╭─ Given information

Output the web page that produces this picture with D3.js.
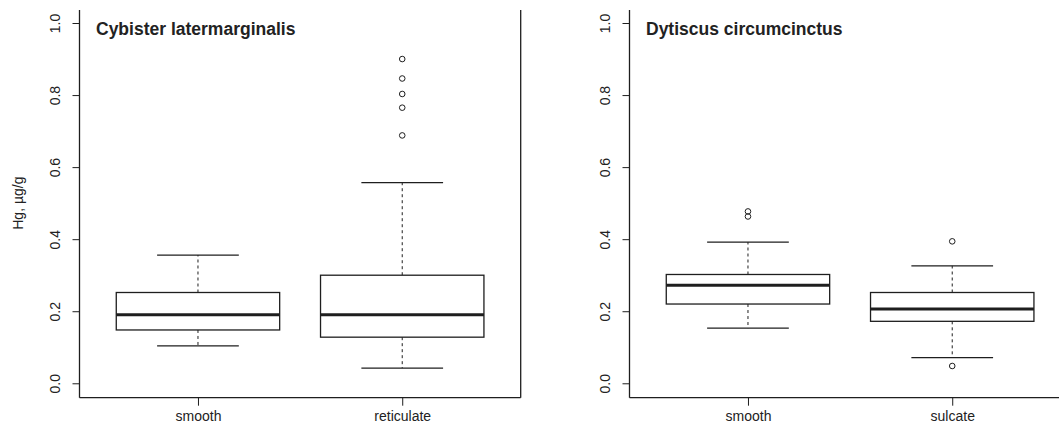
<!DOCTYPE html>
<html>
<head>
<meta charset="utf-8">
<script src="https://cdn.jsdelivr.net/npm/d3@7"></script>
<style>
  html, body { margin: 0; padding: 0; background: #fff; }
  svg { display: block; }
  text { font-family: "Liberation Sans", Arial, sans-serif; fill: #222; }
</style>
</head>
<body>
<svg id="chart" width="1059" height="425"></svg>
<script>
// ---- data ----
const panelTitles = ["Cybister latermarginalis", "Dytiscus circumcinctus"];
const leftGroups = ["smooth", "reticulate"];
const rightGroups = ["smooth", "sulcate"];
// [lowWhisker, q1, median, q3, highWhisker]
const leftStats = [
  [0.104, 0.148, 0.190, 0.252, 0.356],
  [0.042, 0.128, 0.190, 0.300, 0.557]
];
const rightStats = [
  [0.153, 0.220, 0.272, 0.302, 0.392],
  [0.071, 0.172, 0.206, 0.252, 0.326]
];
const leftOutliers = [[], [0.900, 0.846, 0.803, 0.765, 0.688]];
const rightOutliers = [[0.477, 0.463], [0.394, 0.048]];
const yTicks = [0.0, 0.2, 0.4, 0.6, 0.8, 1.0];
const yLabel = "Hg, µg/g";

const svg = d3.select("#chart");
const ink = "#1e1e1e";
const fontFam = '"Liberation Sans", Arial, sans-serif';

function panel(opts) {
  const { x0, x1, title, groups, stats, outliers, yTitle } = opts;
  const g = svg.append("g");
  const n = groups.length;
  const xs = d3.scaleLinear().domain([0.42, n + 0.58]).range([x0, x1]);
  const ys = d3.scaleLinear().domain([-0.04, 1.04]).range([397.7, 8.6]);
  const yTop = 10;

  // frame: left, bottom, right
  g.append("line").attr("x1", x0).attr("x2", x0).attr("y1", yTop).attr("y2", ys(-0.04))
    .attr("stroke", ink).attr("stroke-width", 1.3);
  g.append("line").attr("x1", x0).attr("x2", x1).attr("y1", ys(-0.04)).attr("y2", ys(-0.04))
    .attr("stroke", ink).attr("stroke-width", 1.3);
  g.append("line").attr("x1", x1).attr("x2", x1).attr("y1", yTop).attr("y2", ys(-0.04))
    .attr("stroke", ink).attr("stroke-width", 1.3);

  // y axis
  const yAxis = d3.axisLeft(ys).tickValues(yTicks).tickSize(7).tickFormat(d3.format(".1f"));
  const ya = g.append("g").attr("transform", `translate(${x0},0)`).call(yAxis);
  ya.select(".domain").remove();
  ya.selectAll(".tick line").attr("stroke", ink).attr("stroke-width", 1);
  ya.selectAll(".tick text")
    .attr("x", 0).attr("dy", null)
    .attr("transform", `translate(${-25},0) rotate(-90)`)
    .attr("text-anchor", "middle")
    .attr("dominant-baseline", "central")
    .style("font-size", "14px")
    .style("font-family", fontFam)
    .attr("fill", ink);

  // x axis
  const xAxis = d3.axisBottom(xs).tickValues(d3.range(1, n + 1)).tickSize(8)
    .tickFormat((d, i) => groups[i]);
  const xa = g.append("g").attr("transform", `translate(0,${ys(-0.04)})`).call(xAxis);
  xa.select(".domain").remove();
  xa.selectAll(".tick line").attr("stroke", ink).attr("stroke-width", 1);
  xa.selectAll(".tick text")
    .attr("y", 23).attr("dy", null)
    .style("font-size", "14px")
    .style("font-family", fontFam)
    .attr("fill", ink);

  // boxes
  const bw = xs(1.8) - xs(1);
  const cw = bw / 2;
  stats.forEach((s, i) => {
    const cx = xs(i + 1);
    const [lo, q1, md, q3, hi] = s;
    const bg = g.append("g");
    bg.append("line").attr("x1", cx).attr("x2", cx).attr("y1", ys(q3)).attr("y2", ys(hi))
      .attr("stroke", ink).attr("stroke-width", 1).attr("stroke-dasharray", "3,3");
    bg.append("line").attr("x1", cx).attr("x2", cx).attr("y1", ys(q1)).attr("y2", ys(lo))
      .attr("stroke", ink).attr("stroke-width", 1).attr("stroke-dasharray", "3,3");
    [lo, hi].forEach(v => {
      bg.append("line").attr("x1", cx - cw / 2).attr("x2", cx + cw / 2)
        .attr("y1", ys(v)).attr("y2", ys(v)).attr("stroke", ink).attr("stroke-width", 1.3);
    });
    bg.append("rect").attr("x", cx - bw / 2).attr("width", bw)
      .attr("y", ys(q3)).attr("height", ys(q1) - ys(q3))
      .attr("fill", "#fff").attr("stroke", ink).attr("stroke-width", 1.3);
    bg.append("line").attr("x1", cx - bw / 2).attr("x2", cx + bw / 2)
      .attr("y1", ys(md)).attr("y2", ys(md)).attr("stroke", ink).attr("stroke-width", 3);
    bg.selectAll("circle.out").data(outliers[i]).enter().append("circle")
      .attr("class", "out")
      .attr("cx", cx).attr("cy", d => ys(d)).attr("r", 2.8)
      .attr("fill", "none").attr("stroke", ink).attr("stroke-width", 1);
  });

  // title
  g.append("text").attr("x", x0 + 16.5).attr("y", 35)
    .style("font-size", "17.5px").style("font-weight", "bold")
    .text(title);

  if (yTitle) {
    g.append("text")
      .attr("transform", `translate(${17.5},${ys(0.5)}) rotate(-90)`)
      .attr("text-anchor", "middle").attr("dominant-baseline", "central")
      .style("font-size", "14px")
      .text(yTitle);
  }
}

panel({ x0: 79.5, x1: 520.7, title: panelTitles[0], groups: leftGroups,
        stats: leftStats, outliers: leftOutliers, yTitle: yLabel });
panel({ x0: 629.5, x1: 1070.7, title: panelTitles[1], groups: rightGroups,
        stats: rightStats, outliers: rightOutliers, yTitle: null });
</script>
</body>
</html>
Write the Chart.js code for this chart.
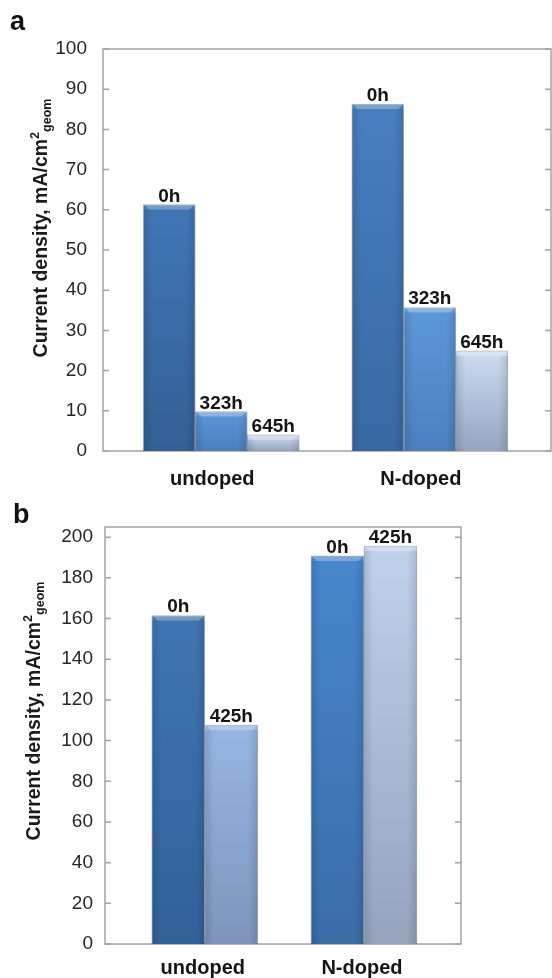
<!DOCTYPE html>
<html>
<head>
<meta charset="utf-8">
<script src="https://cdn.jsdelivr.net/npm/chart.js@4.4.1/dist/chart.umd.min.js"></script>
<style>
    body { margin: 0; background: #fff; }
    #page { position: relative; width: 552px; height: 978px; overflow: hidden; font-family: "Liberation Sans", Arial, sans-serif; color: #111; }
    .panel { position: absolute; left: 0; width: 552px; }
    .letter { position: absolute; font-weight: bold; font-size: 27px; line-height: 27px; }
    .ytitle { position: absolute; width: 320px; height: 24px; line-height: 24px; text-align: center; font-weight: bold; font-size: 19.5px; transform: rotate(-90deg); white-space: nowrap; color: #1a1a1a; }
    .ytitle sup, .ytitle sub { font-size: 12.5px; }
</style>
</head>
<body>
<div id="page">
    <div class="panel" style="top:0; height:500px;"><canvas id="chartA"></canvas></div>
    <div class="panel" style="top:490px; height:488px;"><canvas id="chartB"></canvas></div>
    <div class="letter" style="left:10px; top:8px;">a</div>
    <div class="letter" style="left:13px; top:501px;">b</div>
    <div class="ytitle" style="left:-125px; top:216px;">Current density, mA/cm<sup>2</sup><sub>geom</sub></div>
    <div class="ytitle" style="left:-132px; top:699px;">Current density, mA/cm<sup>2</sup><sub>geom</sub></div>
</div>
<script>
// du lieu doc tu hinh
var categories = ['undoped', 'N-doped'];

// panel a
var seriesA = ['0h', '323h', '645h'];
var a0h = [61.3, 86.3];
var a323h = [9.8, 35.7];
var a645h = [4.0, 24.9];
var ticksA = [0, 10, 20, 30, 40, 50, 60, 70, 80, 90, 100];

// panel b
var seriesB = ['0h', '425h'];
var b0h = [161.5, 190.8];
var b425h = [107.6, 195.6];
var ticksB = [0, 20, 40, 60, 80, 100, 120, 140, 160, 180, 200];

// mau (tren, duoi) cho tung cot
var colorsA = [
    [['#4077b6', '#335f95'], ['#477fc0', '#3868a2']],
    [['#5b98da', '#4a7fbe'], ['#5c98d8', '#4a80bf']],
    [['#cddcf0', '#95a5c0'], ['#cddcf0', '#95a5c0']]
];
var colorsB = [
    [['#3f75b2', '#32619a'], ['#4787cc', '#3a6ca8']],
    [['#97b6e4', '#7d95bd'], ['#c0d1ec', '#95a3bd']]
];

var FONT = '"Liberation Sans", Arial, sans-serif';

function gradientFill(colors) {
    return function (ctx) {
        var c = colors[ctx.dataIndex] || colors[0];
        var chart = ctx.chart;
        if (!chart.chartArea || ctx.type !== 'data') return c[0];
        var y = chart.scales.y;
        var top = y.getPixelForValue(ctx.raw.y);
        var bottom = y.getPixelForValue(0);
        if (!isFinite(top) || bottom - top < 1) return c[0];
        var g = chart.ctx.createLinearGradient(0, top, 0, bottom);
        g.addColorStop(0, c[0]);
        g.addColorStop(1, c[1]);
        return g;
    };
}

function makeDatasets(labels, values, colors) {
    return labels.map(function (lab, i) {
        return {
            label: lab,
            data: categories.map(function (c, j) { return { x: j, y: values[i][j] }; }),
            backgroundColor: gradientFill(colors[i]),
            borderColor: 'rgba(30, 50, 85, 0.35)',
            borderWidth: 1
        };
    });
}

// khung, vach chia huong vao trong, nhan cot, hieu ung vat canh
var decor = {
    id: 'decor',
    beforeDatasetsDraw: function (chart) {
        var ctx = chart.ctx, a = chart.chartArea, y = chart.scales.y;
        ctx.save();
        ctx.strokeStyle = '#a4a4a4';
        ctx.lineWidth = 1.5;
        ctx.strokeRect(a.left, a.top, a.right - a.left, a.bottom - a.top);
        ctx.beginPath();
        y.ticks.forEach(function (t) {
            var py = y.getPixelForValue(t.value);
            ctx.moveTo(a.left, py); ctx.lineTo(a.left + 6, py);
            ctx.moveTo(a.right - 6, py); ctx.lineTo(a.right, py);
        });
        ctx.stroke();
        ctx.restore();
    },
    afterDatasetsDraw: function (chart) {
        var ctx = chart.ctx;
        ctx.save();
        chart.data.datasets.forEach(function (ds, i) {
            var meta = chart.getDatasetMeta(i);
            meta.data.forEach(function (el) {
                var w = el.width, l = el.x - w / 2, r = el.x + w / 2;
                var h = el.base - el.y;
                // canh tren sang
                var bev = Math.min(5, h / 2);
                ctx.fillStyle = 'rgba(255,255,255,0.28)';
                ctx.beginPath();
                ctx.moveTo(l + 1, el.y + 0.5);
                ctx.lineTo(r - 1, el.y + 0.5);
                ctx.lineTo(r - 1 - bev, el.y + bev);
                ctx.lineTo(l + 1 + bev, el.y + bev);
                ctx.closePath();
                ctx.fill();
                // hai ben toi hon
                var g = ctx.createLinearGradient(l, 0, r, 0);
                g.addColorStop(0, 'rgba(0,0,0,0.12)');
                g.addColorStop(0.18, 'rgba(0,0,0,0)');
                g.addColorStop(0.82, 'rgba(0,0,0,0)');
                g.addColorStop(1, 'rgba(0,0,0,0.12)');
                ctx.fillStyle = g;
                ctx.fillRect(l, el.y + bev, w, h - bev);
            });
        });
        ctx.fillStyle = '#141414';
        ctx.font = 'bold 19px ' + FONT;
        ctx.textAlign = 'center';
        ctx.textBaseline = 'alphabetic';
        chart.data.datasets.forEach(function (ds, i) {
            chart.getDatasetMeta(i).data.forEach(function (el) {
                ctx.fillText(ds.label, el.x, el.y - 3);
            });
        });
        ctx.restore();
    }
};

function makeChart(id, datasets, opt) {
    return new Chart(document.getElementById(id), {
        type: 'bar',
        data: { datasets: datasets },
        options: {
            responsive: true,
            maintainAspectRatio: false,
            animation: false,
            layout: { padding: opt.padding },
            datasets: { bar: { barThickness: opt.barThickness, grouped: true } },
            scales: {
                x: {
                    type: 'linear',
                    bounds: 'data',
                    offset: false,
                    min: opt.xMin,
                    max: opt.xMax,
                    grid: { display: false, drawTicks: false, offset: false },
                    border: { display: false },
                    afterBuildTicks: function (s) {
                        s.ticks = categories.map(function (c, j) { return { value: j }; });
                    },
                    afterFit: function (s) { s.height = opt.xHeight; },
                    ticks: {
                        padding: opt.xPad,
                        labelOffset: opt.labelOffset,
                        autoSkip: false,
                        maxRotation: 0,
                        color: '#141414',
                        font: { family: FONT, size: 20, weight: 'bold' },
                        callback: function (v) { return categories[v]; }
                    }
                },
                y: {
                    min: 0,
                    max: opt.yMax,
                    grid: { display: false, drawTicks: false },
                    border: { display: false },
                    afterBuildTicks: function (s) {
                        s.ticks = opt.yTicks.map(function (v) { return { value: v }; });
                    },
                    afterFit: function (s) { s.width = opt.yWidth; },
                    ticks: {
                        padding: opt.yPad,
                        color: '#262626',
                        font: { family: FONT, size: 19 }
                    }
                }
            },
            plugins: {
                legend: { display: false },
                tooltip: { enabled: false }
            }
        },
        plugins: [decor]
    });
}

makeChart('chartA', makeDatasets(seriesA, [a0h, a323h, a645h], colorsA), {
    padding: { top: 49, right: 1, bottom: 0, left: 0 },
    barThickness: 52,
    xMin: -0.567, xMax: 1.581,
    xHeight: 49, xPad: 16, labelOffset: -9,
    yMax: 100, yTicks: ticksA, yWidth: 103, yPad: 16
});

makeChart('chartB', makeDatasets(seriesB, [b0h, b425h], colorsB), {
    padding: { top: 37, right: 91, bottom: 0, left: 0 },
    barThickness: 53,
    xMin: -0.627, xMax: 1.61,
    xHeight: 34, xPad: 12, labelOffset: -2,
    yMax: 205, yTicks: ticksB, yWidth: 105, yPad: 12
});
</script>
</body>
</html>
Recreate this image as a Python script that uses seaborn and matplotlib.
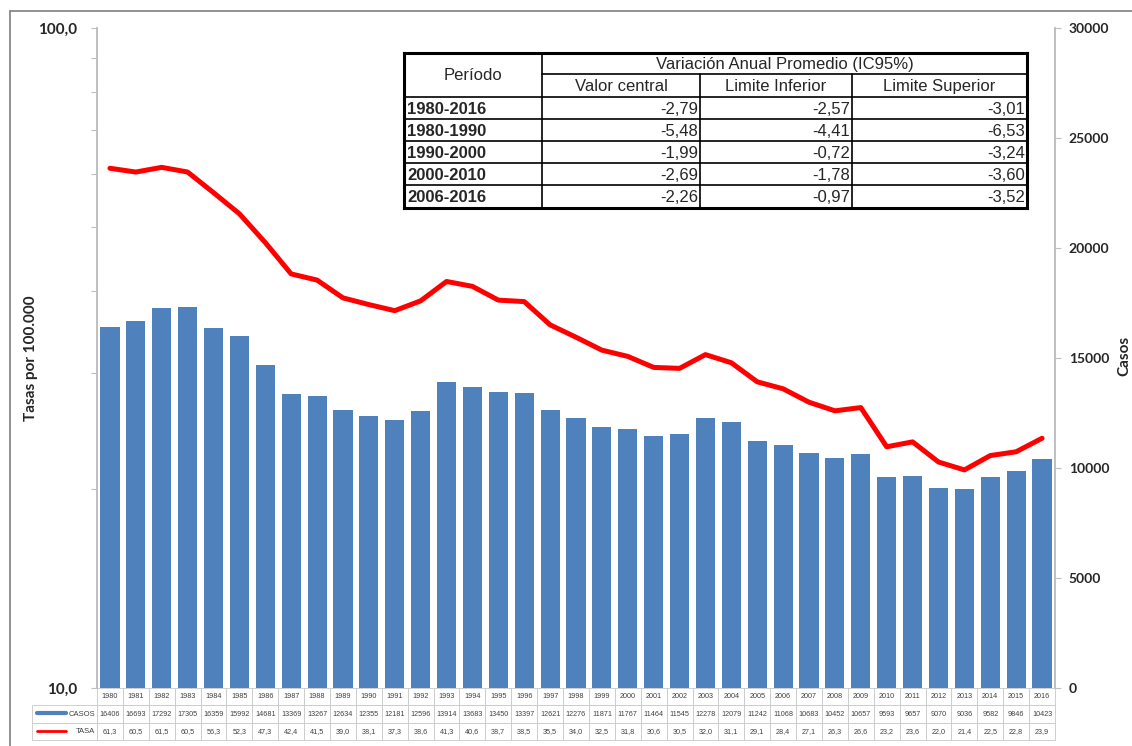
import numpy as np
import matplotlib
matplotlib.use('Agg')
import matplotlib.pyplot as plt
import seaborn as sns
from matplotlib.lines import Line2D
from matplotlib.ticker import FixedLocator, FuncFormatter

years = list(range(1980, 2017))
casos = [16406, 16693, 17292, 17305, 16359, 15992, 14681, 13369, 13267, 12634,
         12355, 12181, 12596, 13914, 13683, 13450, 13397, 12621, 12276, 11871,
         11767, 11464, 11545, 12278, 12079, 11242, 11068, 10683, 10452, 10657,
         9593, 9657, 9070, 9036, 9582, 9846, 10423]
tasa = [61.3, 60.5, 61.5, 60.5, 56.3, 52.3, 47.3, 42.4, 41.5, 39.0,
        38.1, 37.3, 38.6, 41.3, 40.6, 38.7, 38.5, 35.5, 34.0, 32.5,
        31.8, 30.6, 30.5, 32.0, 31.1, 29.1, 28.4, 27.1, 26.3, 26.6,
        23.2, 23.6, 22.0, 21.4, 22.5, 22.8, 23.9]

periodos = ['1980-2016', '1980-1990', '1990-2000', '2000-2010', '2006-2016']
valor_central = [-2.79, -5.48, -1.99, -2.69, -2.26]
limite_inferior = [-2.57, -4.41, -0.72, -1.78, -0.97]
limite_superior = [-3.01, -6.53, -3.24, -3.60, -3.52]

BLUE = '#4f81bd'
RED = '#ff0000'
W, H = 1132, 746

sns.set_theme(style='white')
plt.rcParams['font.family'] = ['Lato', 'DejaVu Sans']
NARROW = ['Liberation Sans Narrow', 'Liberation Sans', 'DejaVu Sans']


def fx(px):
    return px / W


def fy(py):
    return 1 - py / H


def coma(v, nd=1):
    return f'{v:.{nd}f}'.replace('.', ',')


fig = plt.figure(figsize=(W / 100, H / 100), dpi=100)
ax = fig.add_axes([fx(97), fy(688), fx(1055) - fx(97), fy(28) - fy(688)])
ax2 = ax.twinx()

# bars: cases (right axis)
sns.barplot(x=[str(y) for y in years], y=casos, ax=ax, color=BLUE,
            saturation=1, width=0.74, edgecolor='none')
ax.set_xlim(-0.5, len(years) - 0.5)
ax.set_ylim(0, 30000)
ax.set_yticks(range(0, 30001, 5000))
ax.yaxis.tick_right()
ax.tick_params(axis='y', which='major', length=4, width=0.8, color='#bfbfbf',
               labelsize=10, pad=6, direction='out', right=True, left=False,
               labelright=True, labelleft=False)
for lab in ax.get_yticklabels():
    lab.set_fontweight('bold')
ax.set_xticks([])
ax.set_xlabel('')
ax.set_ylabel('')

# line: rate (left log axis)
sns.lineplot(x=np.arange(len(years)), y=tasa, ax=ax2, color=RED, lw=3.6)
ax2.set_yscale('log')
ax2.set_ylim(10, 100)
ax2.yaxis.tick_left()
ax2.yaxis.set_major_locator(FixedLocator([10, 100]))
ax2.yaxis.set_minor_locator(FixedLocator([20, 30, 40, 50, 60, 70, 80, 90]))
ax2.yaxis.set_major_formatter(FuncFormatter(lambda v, p: coma(v)))
ax2.yaxis.set_minor_formatter(FuncFormatter(lambda v, p: ''))
ax2.tick_params(axis='y', which='both', length=4, width=0.8, color='#bfbfbf',
                labelsize=11, pad=10, direction='out', left=True, right=False,
                labelleft=True, labelright=False)
for lab in ax2.get_yticklabels():
    lab.set_fontweight('bold')
ax2.set_ylabel('')

for a in (ax, ax2):
    for s in ('top', 'bottom'):
        a.spines[s].set_visible(False)
    a.spines['left'].set_color('#bfbfbf')
    a.spines['right'].set_color('#bfbfbf')

fig.text(fx(31), fy(358), 'Tasas por 100.000', rotation=90, ha='center',
         va='center', fontsize=11, fontweight='bold')
fig.text(fx(1124), fy(356), 'Casos', rotation=90, ha='center', va='center',
         fontsize=11, fontweight='bold')

# data table under the axis
ncol = len(years)
lab_w = (97 - 32) / 958
cell_text = [['CASOS'] + [str(c) for c in casos],
             ['TASA'] + [coma(t) for t in tasa]]
tbl = ax.table(cellText=cell_text, colLabels=[''] + [str(y) for y in years],
               colWidths=[lab_w] + [1 / ncol] * ncol, cellLoc='center',
               bbox=[-lab_w, -52 / 660, 1 + lab_w, 52 / 660])
tbl.auto_set_font_size(False)
tbl.set_fontsize(5.2)
for (r, c), cell in tbl.get_celld().items():
    cell.set_edgecolor('#c8c8c8')
    cell.set_linewidth(0.6)
    cell.get_text().set_fontfamily(['Liberation Sans', 'DejaVu Sans'])
    cell.get_text().set_color('#404040')
    if c == 0:
        cell.get_text().set_fontsize(5.5)
        cell.get_text().set_horizontalalignment('right')
        cell.PAD = 0.03
        if r == 0:
            cell.visible_edges = 'open'

for py, col in ((713, BLUE), (731, RED)):
    fig.add_artist(Line2D([fx(37), fx(66)], [fy(py), fy(py)], color=col,
                          lw=3 if col == BLUE else 2))

# summary table
bx0, bx1, by0, by1 = 404, 1027, 53, 208
tax = fig.add_axes([fx(bx0), fy(by1), fx(bx1) - fx(bx0), fy(by0) - fy(by1)])
tax.set_xlim(bx0, bx1)
tax.set_ylim(by1, by0)
tax.patch.set_facecolor('white')
tax.set_xticks([])
tax.set_yticks([])
for s in tax.spines.values():
    s.set_visible(True)
    s.set_color('black')
    s.set_linewidth(2.2)

cols = [542, 700, 852]
rows = [74, 97, 119, 141, 163, 185]
tax.plot([cols[0], cols[0]], [by0, by1], color='black', lw=1.2)
for cx in cols[1:]:
    tax.plot([cx, cx], [rows[0], by1], color='black', lw=1.2)
tax.plot([cols[0], bx1], [rows[0], rows[0]], color='black', lw=1.2)
for ry in rows[1:]:
    tax.plot([bx0, bx1], [ry, ry], color='black', lw=1.2)

tfs = 12
tax.text((bx0 + cols[0]) / 2, (by0 + rows[1]) / 2, 'Período', ha='center',
         va='center', fontsize=tfs, family=NARROW)
tax.text((cols[0] + bx1) / 2, (by0 + rows[0]) / 2 + 1,
         'Variación Anual Promedio (IC95%)', ha='center', va='center',
         fontsize=tfs, family=NARROW)
edges = [cols[0], cols[1], cols[2], bx1]
for i, name in enumerate(['Valor central', 'Limite Inferior', 'Limite Superior']):
    tax.text((edges[i] + edges[i + 1]) / 2, (rows[0] + rows[1]) / 2 + 1, name,
             ha='center', va='center', fontsize=tfs, family=NARROW)
bounds = rows[1:] + [by1]
for j, per in enumerate(periodos):
    yc = (bounds[j] + bounds[j + 1]) / 2 + 1
    tax.text(bx0 + 3, yc, per, ha='left', va='center', fontsize=tfs,
             fontweight='bold', family=NARROW)
    for i, vals in enumerate([valor_central, limite_inferior, limite_superior]):
        tax.text(edges[i + 1] - 2, yc, coma(vals[j], 2), ha='right',
                 va='center', fontsize=tfs, family=NARROW)

# outer chart frame
fig.add_artist(Line2D([fx(10), fx(10)], [fy(11), 0], color='#7f7f7f', lw=1.2))
fig.add_artist(Line2D([fx(10), 1], [fy(11), fy(11)], color='#7f7f7f', lw=1.2))

fig.savefig('out.png', dpi=100)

╰─

| Exercise aim |
Count how many lines contain "this" and give only that count.

| Full answer |
3